The administration is convinced that “many career federal employees use their positions to advance their personal political or policy preferences instead of implementing the elected President's agenda,” as the proposed rule creating the new Schedule Policy/Career (formerly known as Schedule F) puts it. To the degree that happens—rarely, but certainly occasionally—it is wrong and unethical.
At the same time, however, feds need to be accountable to more than the president’s executive orders. EOs, in fact, are at the bottom of the federal legal chain, not the top.

The Constitution is the basic law of the land. Congress passes laws to define policy and the delegation of power to execute them becomes framed in regulations, through the Administrative Procedure Act of 1946. Presidents can—and do—emphasize their own priorities through executive orders, and they always decide how much emphasis to put on which programs and regulations. If they don’t like earlier EOs, they can issue their own orders to wipe them out, and they can instruct agencies to change regulations that aren’t in sync with the administration’s priorities.
But the bottom line is that federal officials are accountable to the EOs, but also to much more, including the professional standards of their professions. Anyone who has listened to more than a few seconds of the air traffic control radio knows how much we need the controllers and how it’s not a job for amateurs.
So when Team Trump complains that federal employees don’t always follow presidential directives, it’s often because the employees are in the crosscurrents of the balance of powers.
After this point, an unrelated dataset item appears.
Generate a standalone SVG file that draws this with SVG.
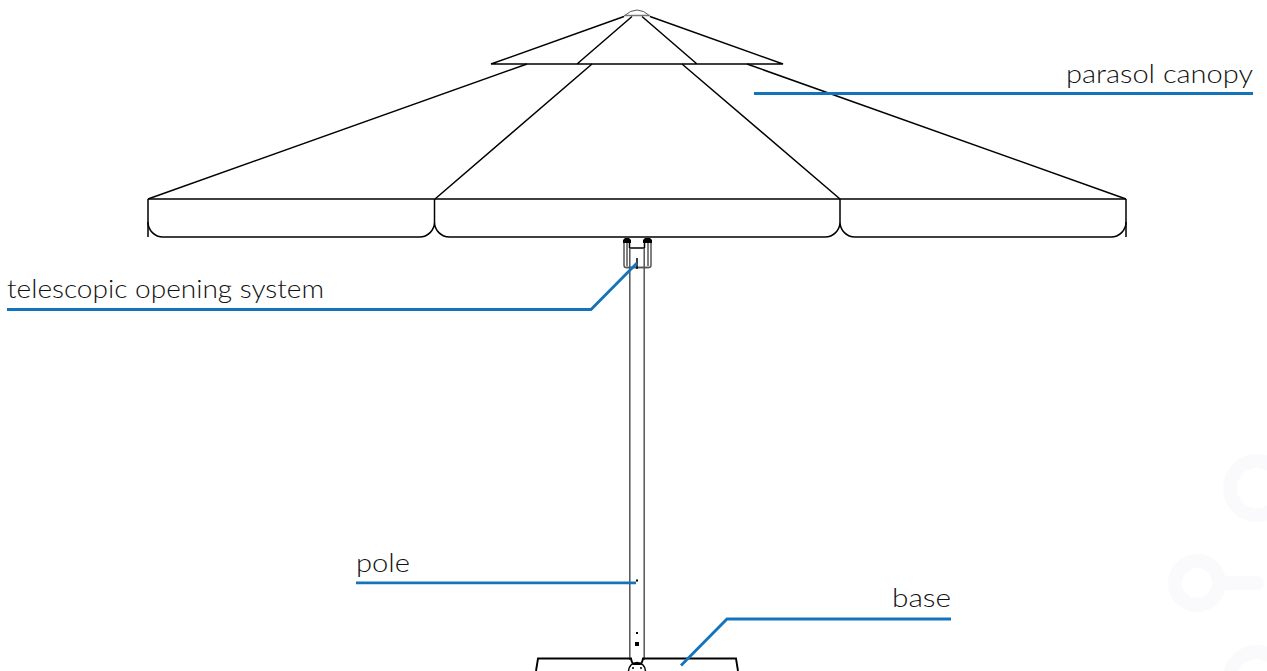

That’s a feature, not a bug of the constitutional system that the founders created. It’s a bug, not a feature, that annoys team Trump.
We can’t squash that bug without undermining our constitutional system.
And we need to remember, as well, that the public values the quality of government much more than who it’s loyal to. A poll conducted this time last year found that 95 percent of those surveyed agreed with the statement, “civil servants should be hired and promoted based on their merit, rather than their political beliefs.”
Before the creation of the politically nonpartisan merit system with the Pendleton Act of 1883, the government just wasn’t very good at doing what the people wanted done. Postal workers found an easy way to deal with the daily flow of mail—they just locked it up in a back closet. British and Prussian customshouses were four to five more times more efficient than those in the U.S. The Europeans relied on professionals; in America, these were plum political jobs.
The more the administration focuses on hiring and training employees who support executive orders, the more the president risks programmatic and, therefore, political suicide. That certainly doesn’t mean that Team Trump ought to turn the government over to the “deep state” or that feds get a free shot at kneecapping the president’s agenda.
But focusing on short-term responsiveness to executive orders would serve the president badly and the country’s long-term interests even worse. We shouldn’t have to painfully learn the lessons of the Pendleton Act all over again.